Welch preached small government, but it was his insistence upon the existence of a vast communist conspiracy that brought him the most notoriety. He believed the federal government was full of communist agents who were actively attempting to subvert the American people and their way of life. Almost no one was spared being tarred with the JBS brush, including sitting president and war hero Dwight D. Eisenhower, and every justice on the Supreme Court. Welch accused the president of treasonous behavior based in part on Eisenhower's decision to settle for peace instead of victory in Korea. He charged the court, and Chief Justice Earl Warren in particular, with treasonous activity, mostly because of how it ruled in Brown v. Board of Education, which outlawed segregation in public schools. Welch argued that the court had sided with the communists because the civil rights movement was nothing more than a communist plot to sow dissent in America.
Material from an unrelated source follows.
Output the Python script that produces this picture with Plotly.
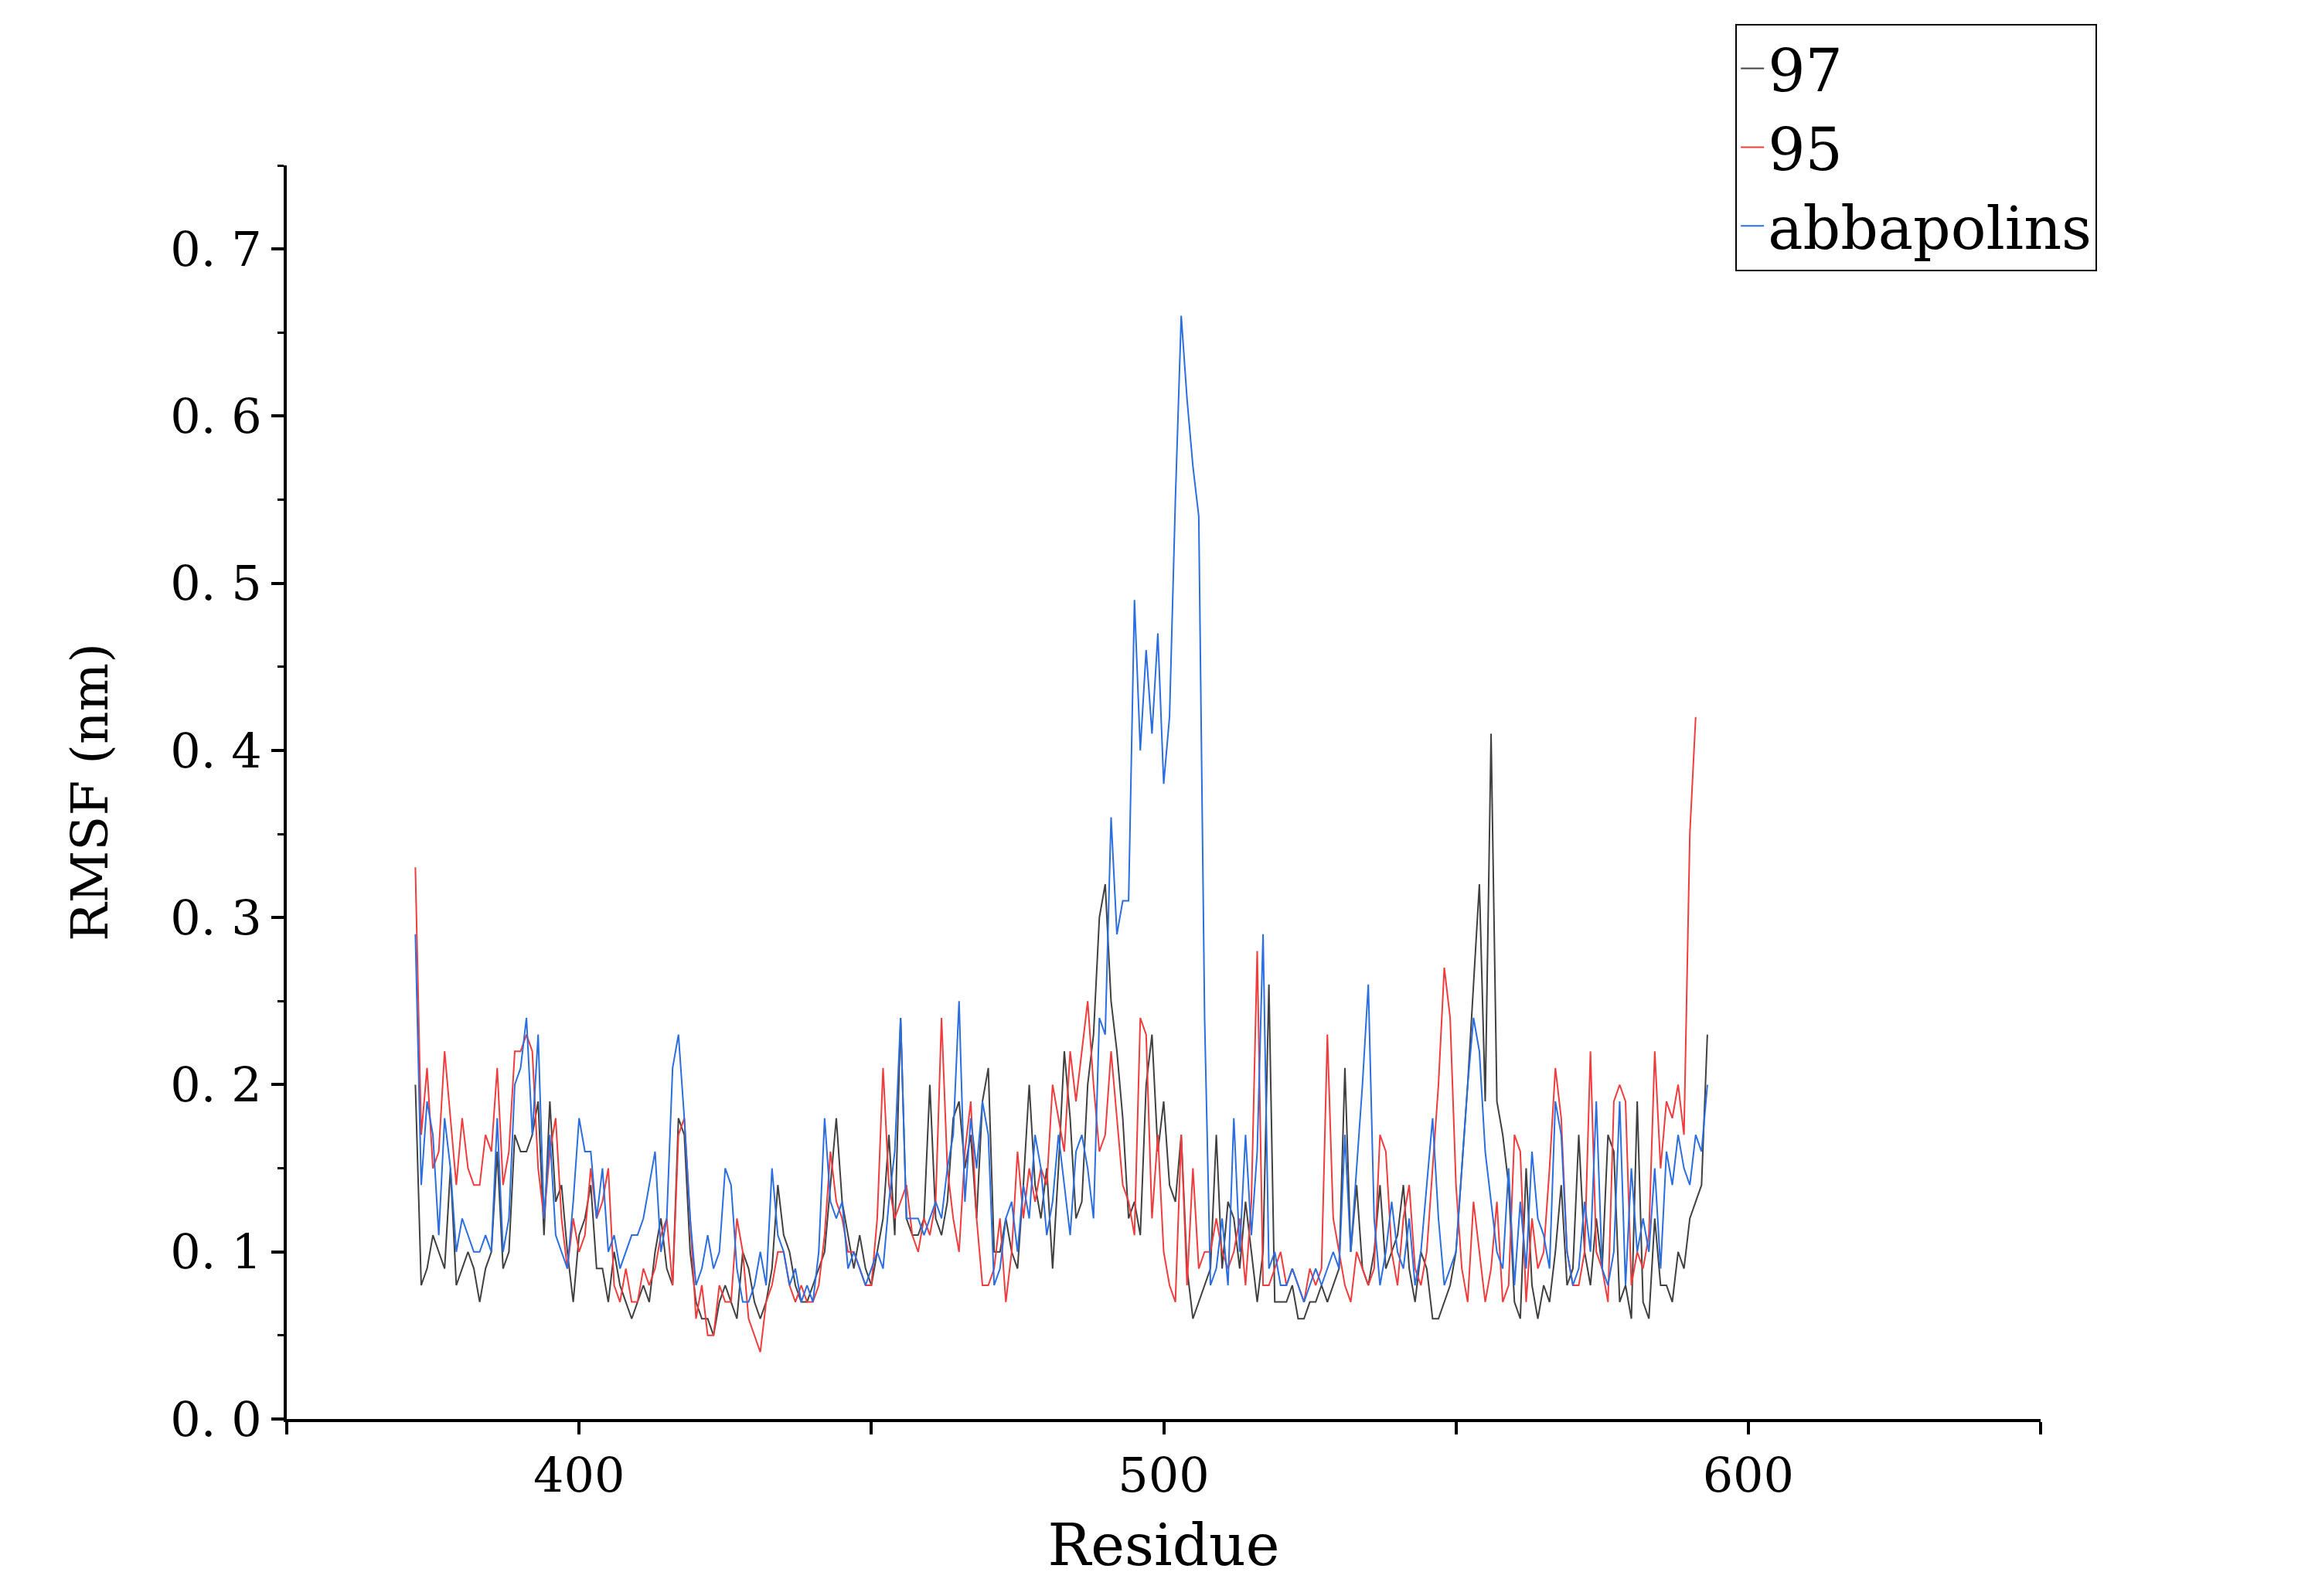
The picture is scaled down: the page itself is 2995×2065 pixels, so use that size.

Beyond serving as an ideological competitor to Western emphasis on the free market, communism did a lot of work for the JBS. Many right-wingers, including Welch and his followers, labeled as "communist" any values and policies with which they disagreed. During the heyday of the JBS, right-wingers lay the blame for moral decay, the rising crime rate, pornography, lack of respect for authority, and the avoidance of individual responsibility at the feet of communism. These were said to be un-American, as were social welfare policies that aimed to ameliorate the underlying conditions that produced poverty and racial injustice. Communism became the proxy with which middle-class, suburban, relatively educated whites on the right attacked the move away from traditional American values toward new lifestyles and distributions of prestige. In sum, for "Birchers," communism threatened to subvert American economic, political, and social life.